American art dealer, photographer, and gallery owner

Patricia Faure (April 8, 1928 – October 21, 2008) was an American art dealer, photographer, and gallery owner, based in Los Angeles.

==Early life and education==
Patricia Enk was born in Milwaukee, Wisconsin, the youngest of three daughters. Her father died when she was very young; Patricia moved to California with her mother and sister in 1943. She attended Hollywood High School, and volunteered at the Modern Institute of Art in Beverly Hills as a teenager. As a young woman she lived in New York City for several years, studying at the New School for Social Research and working as a model for Ford Models.

==Career==
During her time living in New York, Patricia Enk met and worked with many New York-based artists of the 1950s, including Robert Motherwell, Larry Rivers, Joseph Cornell, Francesco Scavullo. She carried her familiarity with contemporary artists into the Los Angeles scene when she returned in 1955. She became involved with the Ferus Gallery group as a photographer.

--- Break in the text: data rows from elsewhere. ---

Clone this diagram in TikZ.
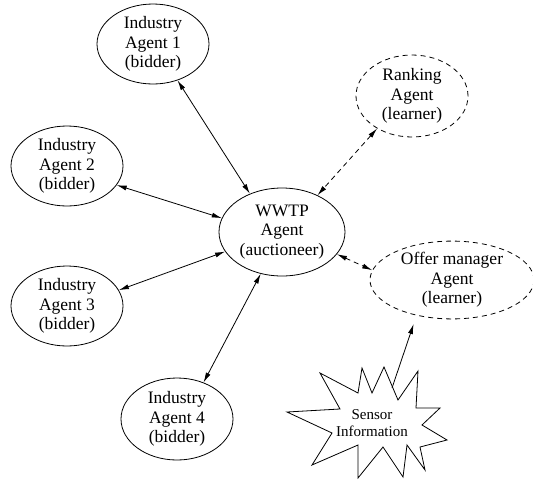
\documentclass[tikz,border=0pt]{standalone}
\usepackage{fontspec}
\setmainfont{Liberation Serif}
\usetikzlibrary{shapes.geometric,arrows.meta}
\tikzset{
  agent/.style={ellipse, draw, line width=0.8pt, inner sep=0pt, align=center,
    font=\fontsize{17.5}{19.5}\selectfont, minimum width=112pt, minimum height=80pt},
  learner/.style={agent, dash pattern=on 5pt off 4pt},
  link/.style={line width=0.8pt, {Latex[length=10pt,width=5pt]}-{Latex[length=10pt,width=5pt]}},
  dlink/.style={link, dash pattern=on 5pt off 4pt},
  oneway/.style={line width=0.8pt, -{Latex[length=10pt,width=5pt]}},
  startxt/.style={align=center, inner sep=0pt, font=\fontsize{15}{17}\selectfont}
}
\begin{document}
\begin{tikzpicture}[x=1pt,y=1pt]
\useasboundingbox (0,0) rectangle (533,-483);
\node[agent] (a1) at (153,-44) {Industry\\Agent 1\\(bidder)};
\node[agent] (a2) at (67,-166) {Industry\\Agent 2\\(bidder)};
\node[agent] (a3) at (67,-306) {Industry\\Agent 3\\(bidder)};
\node[agent, minimum height=82pt] (a4) at (177,-419) {Industry\\Agent 4\\(bidder)};
\node[agent, minimum width=126pt, minimum height=88pt] (w) at (282,-232) {WWTP\\Agent\\(auctioneer)};
\node[learner, minimum height=82pt] (rk) at (412,-96) {Ranking\\Agent\\(learner)};
\node[learner, minimum width=164pt, minimum height=64pt] (off) at (452,-280) {Offer manager\\Agent\\(learner)};
% star
\draw[line width=0.8pt] (287,-412) -- (340,-409) -- (320,-373) -- (358,-393) -- (362,-368) -- (372,-393)
  -- (384,-367) -- (398,-400) -- (418,-371) -- (416,-408) -- (440,-408) -- (422,-425) -- (447,-440)
  -- (420,-447) -- (425,-470) -- (407,-445) -- (403,-477) -- (383,-447) -- (358,-478) -- (358,-445)
  -- (312,-465) -- (332,-433) -- cycle;
\node[startxt] (sensor) at (372,-423) {Sensor\\Information};
\coordinate (sstart) at (392,-388);
% connectors
\draw[link] (a1.-56) -- (w.130);
\draw[link] (a2.-21) -- (w.167);
\draw[link] (a3.17) -- (w.199);
\draw[link] (a4.54) -- (w.243);
\draw[dlink] (rk.223) -- (w.46);
\draw[dlink] (w.-22) -- (off.173);
\draw[oneway, shorten >=9pt] (sstart) -- (off.225);
\end{tikzpicture}
\end{document}
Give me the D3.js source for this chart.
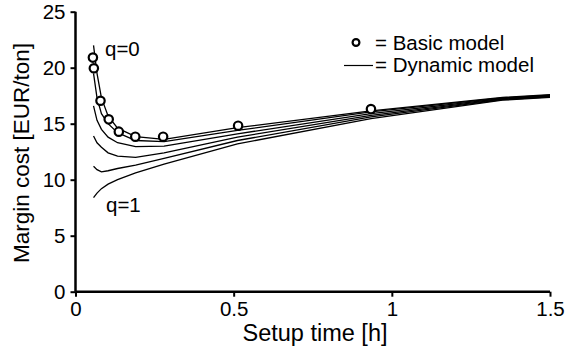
<!DOCTYPE html>
<html><head><meta charset="utf-8">
<script src="https://cdn.jsdelivr.net/npm/d3@7"></script>
<style>
html,body{margin:0;padding:0;background:#fff;}
text{font-family:"Liberation Sans",Arial,sans-serif;fill:#000;}
</style></head>
<body><svg id="c" width="567" height="351"></svg>
<script>
// ---- data ----
const xTicks = [0, 0.5, 1, 1.5];
const yTicks = [0, 5, 10, 15, 20, 25];
const basicX = [0.055, 0.058, 0.079, 0.105, 0.137, 0.189, 0.277, 0.514, 0.934];
const basicY = [20.9, 19.95, 17.05, 15.39, 14.29, 13.84, 13.84, 14.82, 16.31];
const dynX = [0.057, 0.068, 0.082, 0.103, 0.133, 0.19, 0.28, 0.512, 0.934, 1.35, 1.5];
const dynQ0   = [22.0, 19.5, 17.3, 15.7, 14.6, 13.85, 13.6, 14.65, 16.15, 17.35, 17.6];
const dynQ02  = [19.5, 17.3, 15.9, 15.0, 14.2, 13.5, 13.4, 14.4, 16.05, 17.3, 17.55];
const dynQ04  = [16.6, 15.3, 14.5, 13.8, 13.3, 12.95, 13.0, 14.1, 15.9, 17.25, 17.5];
const dynQ06  = [13.9, 13.3, 12.9, 12.4, 12.1, 12.0, 12.4, 13.8, 15.75, 17.2, 17.45];
const dynQ08  = [11.2, 10.9, 10.7, 10.8, 11.0, 11.3, 11.9, 13.5, 15.6, 17.15, 17.4];
const dynQ1   = [8.4, 8.8, 9.2, 9.6, 10.0, 10.6, 11.4, 13.2, 15.45, 17.1, 17.35];
const dynSeries = [dynQ0, dynQ02, dynQ04, dynQ06, dynQ08, dynQ1];
const xLabel = "Setup time [h]";
const yLabel = "Margin cost [EUR/ton]";
const legendLabels = ["= Basic model", "= Dynamic model"];

// ---- chart ----
const svg = d3.select("#c");
const x = d3.scaleLinear().domain([0, 1.5]).range([75.5, 550]);
const y = d3.scaleLinear().domain([0, 25]).range([291.7, 11.7]);

const line = d3.line().x(d => x(d[0])).y(d => y(d[1]));
dynSeries.forEach(s => {
  svg.append("path")
    .datum(dynX.map((xv, i) => [xv, s[i]]))
    .attr("d", line)
    .attr("fill", "none").attr("stroke", "#000").attr("stroke-width", 1.3);
});

svg.selectAll("circle.basic").data(basicX.map((xv, i) => [xv, basicY[i]]))
  .enter().append("circle").attr("class", "basic")
  .attr("cx", d => x(d[0])).attr("cy", d => y(d[1])).attr("r", 4.2)
  .attr("fill", "#fff").attr("stroke", "#000").attr("stroke-width", 2.2);

const xAxis = svg.append("g").attr("transform", `translate(0,${y(0)})`)
  .call(d3.axisBottom(x).tickValues(xTicks).tickFormat(d3.format("")).tickSize(5).tickPadding(5));
const yAxis = svg.append("g").attr("transform", `translate(${x(0)},0)`)
  .call(d3.axisLeft(y).tickValues(yTicks).tickSize(5).tickPadding(5));
[xAxis, yAxis].forEach(g => {
  g.select(".domain").attr("stroke", "#000").attr("stroke-width", 2.5);
  g.selectAll(".tick line").attr("stroke", "#000").attr("stroke-width", 2);
  g.selectAll("text").attr("font-size", 20.5).attr("font-family", "Liberation Sans, Arial, sans-serif").attr("fill", "#000");
});
xAxis.select(".domain").attr("d", `M${x(0)},0H${x(1.5)}`);
yAxis.select(".domain").attr("d", `M0,${y(0)}V${y(25)}`);

svg.append("text").attr("x", 315).attr("y", 341).attr("text-anchor", "middle")
  .attr("font-size", 23.5).text(xLabel);
svg.append("text").attr("transform", "translate(29,153) rotate(-90)").attr("text-anchor", "middle")
  .attr("font-size", 22.5).text(yLabel);

svg.append("text").attr("x", 105).attr("y", 56).attr("font-size", 20.5).text("q=0");
svg.append("text").attr("x", 106).attr("y", 212).attr("font-size", 20.5).text("q=1");

// legend
svg.append("circle").attr("cx", 356).attr("cy", 42.5).attr("r", 3.4)
  .attr("fill", "#fff").attr("stroke", "#000").attr("stroke-width", 2.2);
svg.append("line").attr("x1", 344).attr("x2", 373).attr("y1", 65.5).attr("y2", 65.5)
  .attr("stroke", "#000").attr("stroke-width", 1.2);
svg.append("text").attr("x", 375).attr("y", 50).attr("font-size", 20.5).text(legendLabels[0]);
svg.append("text").attr("x", 375).attr("y", 72).attr("font-size", 20.5).text(legendLabels[1]);
</script></body></html>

From 1959 to 1970 she lived in Paris with her second husband, and worked as a fashion photographer there, most notably capturing the unisex designs of Rudi Gernreich. The couple returned to Los Angeles with their young daughter in 1970, and settled in Santa Monica. She was director of the Nicholas Wilder Gallery in West Hollywood beginning in 1972, and in 1979 she opened the Asher/Faure gallery with Betty Asher. The gallery changed locations before becoming the Patricia Faure gallery at Bergamot Station. Among the notable artists featured at the Asher/Faure or Patricia Faure Gallery were Salomón Huerta, Maxwell Hendler, Mattia biagi, Jacob Hashimoto, Viola Frey, Joel Shapiro, Rona Pondick, Ellen Phelan, Franz Kline, Philip Guston, Robert Yarber, Ronald Davis, Sam Francis, Deborah Butterfield, Katy Stone, Llyn Foulkes, and Robert Zakanitch.

Of her work, Faure often insisted, "You can't sell art. It sells itself. All you can do is keep the place kind of tidy and get the information out. People come in. If they like it, they buy it."

==Personal life==
Faure married twice. Her first husband was musician Philip Peyton. Her second was Condé Nast art director Jacques Faure, father of her daughter Zazu (b. 1965). Both marriages ended in divorce.

Faure died October 21, 2008, age 80, at the Kingsley Manor retirement community in Hollywood.